We never shied away from any topic related to the conflict, and that’s what strengthens the relationship

– Raja Khouri

It took years to develop, after Morry tried many different ways of explaining Zionism to Arab members, with little success. “The problem was that many Arab-Canadians are first-generation Canadians who grew up in the Middle East, where they were taught that Zionists were racists intent on taking over much of the Middle East,” he told The CJN. “It took a long, long time to get past that.”
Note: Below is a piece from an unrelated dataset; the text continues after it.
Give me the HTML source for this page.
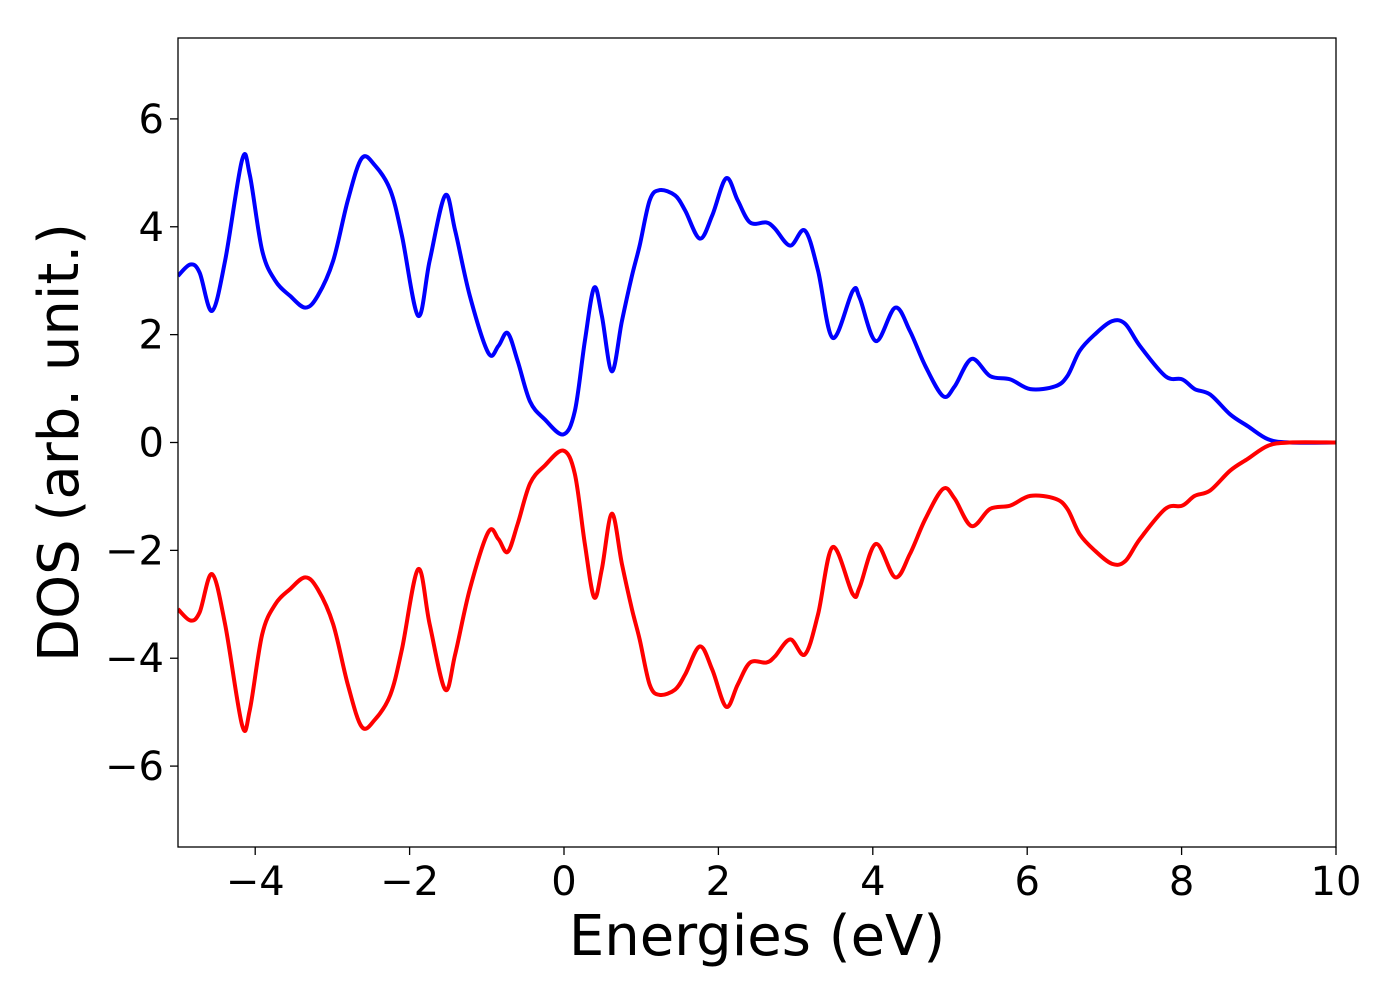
<!DOCTYPE html>
<html><head><meta charset="utf-8"><style>
html,body{margin:0;padding:0;background:#fff;}
svg text{font-family:"DejaVu Sans","Liberation Sans",sans-serif;fill:#000;}
</style></head><body>
<svg id="chart" width="1400" height="1000" xmlns="http://www.w3.org/2000/svg"></svg>
<script>
const energies=[-5,-4.84,-4.72,-4.56,-4.39,-4.17,-4.07,-3.91,-3.74,-3.55,-3.35,-3.19,-2.99,-2.80,-2.62,-2.45,-2.25,-2.10,-1.89,-1.74,-1.54,-1.41,-1.22,-0.98,-0.85,-0.73,-0.60,-0.44,-0.25,-0.01,0.14,0.27,0.39,0.49,0.62,0.75,0.88,0.98,1.11,1.24,1.44,1.57,1.76,1.92,2.10,2.25,2.41,2.62,2.73,2.93,3.12,3.29,3.48,3.74,3.83,4.04,4.29,4.48,4.68,4.91,5.06,5.28,5.52,5.78,6.04,6.36,6.52,6.68,6.88,7.10,7.27,7.46,7.79,8.01,8.17,8.37,8.63,8.86,9.12,9.40,10];
const dosUp=[3.09,3.3,3.15,2.44,3.37,5.24,4.96,3.56,3.0,2.72,2.5,2.72,3.37,4.49,5.27,5.14,4.68,3.84,2.35,3.37,4.58,3.93,2.72,1.66,1.79,2.03,1.51,0.76,0.43,0.15,0.58,1.88,2.87,2.35,1.32,2.25,3.09,3.65,4.49,4.68,4.58,4.30,3.78,4.21,4.90,4.49,4.08,4.08,3.97,3.65,3.93,3.19,1.94,2.81,2.68,1.88,2.50,2.07,1.42,0.86,1.04,1.55,1.23,1.17,0.99,1.04,1.23,1.70,2.01,2.25,2.20,1.79,1.23,1.17,0.99,0.89,0.52,0.30,0.06,0,0];
const dosDown=dosUp.map(v=>-v);
const xTicks=[-4,-2,0,2,4,6,8,10];
const yTicks=[-6,-4,-2,0,2,4,6];
const xMin=-5,xMax=10,yMin=-7.5,yMax=7.5;
const L=178,R=1336,T=38,B=847;
const sx=v=>L+(v-xMin)/(xMax-xMin)*(R-L);
const sy=v=>B-(v-yMin)/(yMax-yMin)*(B-T);
const svg=document.getElementById('chart');
const NS='http://www.w3.org/2000/svg';
function mk(tag,attrs){const e=document.createElementNS(NS,tag);for(const k in attrs)e.setAttribute(k,attrs[k]);svg.appendChild(e);return e;}
function pathFor(xs,ys){
  const p=xs.map((x,i)=>[sx(x),sy(ys[i])]);
  let d='M'+p[0][0]+','+p[0][1];
  for(let i=0;i<p.length-1;i++){
    const p0=p[Math.max(0,i-1)],p1=p[i],p2=p[i+1],p3=p[Math.min(p.length-1,i+2)];
    const c1x=p1[0]+(p2[0]-p0[0])/6,c1y=p1[1]+(p2[1]-p0[1])/6;
    const c2x=p2[0]-(p3[0]-p1[0])/6,c2y=p2[1]-(p3[1]-p1[1])/6;
    d+=' C'+c1x+','+c1y+' '+c2x+','+c2y+' '+p2[0]+','+p2[1];
  }
  return d;
}
const defs=mk('clipPath',{id:'clip'});
const cr=document.createElementNS(NS,'rect');cr.setAttribute('x',L);cr.setAttribute('y',T);cr.setAttribute('width',R-L);cr.setAttribute('height',B-T);defs.appendChild(cr);
const up=mk('path',{d:pathFor(energies,dosUp),fill:'none',stroke:'#0000ff','stroke-width':4,'clip-path':'url(#clip)'});


const dn=mk('path',{d:pathFor(energies,dosDown),fill:'none',stroke:'#ff0000','stroke-width':4,'clip-path':'url(#clip)'});


const frame=mk('rect',{x:L,y:T,width:R-L,height:B-T,fill:'none',stroke:'#000','stroke-width':1.3});


xTicks.forEach(t=>{
  const tk=mk('line',{x1:sx(t),x2:sx(t),y1:B,y2:B+8,stroke:'#000','stroke-width':1.3});
  
  
  const tx=mk('text',{x:sx(t),y:B+48,'text-anchor':'middle','font-size':40});
  tx.textContent=(t<0?'\u2212'+(-t):t);
  
  
});
yTicks.forEach(t=>{
  const tk=mk('line',{x1:L-8,x2:L,y1:sy(t),y2:sy(t),stroke:'#000','stroke-width':1.3});
  
  
  const tx=mk('text',{x:L-14,y:sy(t)+14,'text-anchor':'end','font-size':40});
  tx.textContent=(t<0?'\u2212'+(-t):t);
  
  
});
const xt=mk('text',{x:(L+R)/2,y:955,'text-anchor':'middle','font-size':56});
xt.textContent='Energies (eV)';


const yt=mk('text',{x:0,y:0,'text-anchor':'middle','font-size':56,transform:'translate(78,'+((T+B)/2)+') rotate(-90)'});
yt.textContent='DOS (arb. unit.)';


</script>
</body></html>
The dialogue established ground rules for the “extremely emotional” topic that excluded extreme views: those who believe Israel shouldn’t exist, or that Israel should extend to the entire biblical region – and anyone who supports violence.

A “breakthrough” came when Morry explained Zionism as not just the story of the Jewish people reclaiming their ancient homeland, but as another in a long line of movements that established nation states – no different than those that led to the creation of Italy and Germany in the 19th century.

“In this telling, Israel is not a racist state at all,” Morry explained. “It’s just another nation state that answers to all its citizens, with a special role as the homeland for a people, many of whom live in a Diaspora around the world.”

Today, the 20 active members, evenly split between Arabs and Jews, are comfortable enough with one another to allow further discussions of some of the most difficult and emotional subjects, such as Jerusalem, Jewish settlements, anti-Semitism and Islamophobia, Morry said.

It took years of meeting regularly to get to where members trusted each other enough to broach those subjects, Morry said, and “at least five years to get past some of the biases and defences we all had, and to adjust the narratives we grew up with to allow some space for a counter-narrative.”

Today, the group’s website says it believes that “the ultimate solution to the Arab-Israeli conflict is a sovereign, contiguous, democratic Palestinian state living side by side with a sovereign, secure, democratic Jewish state.”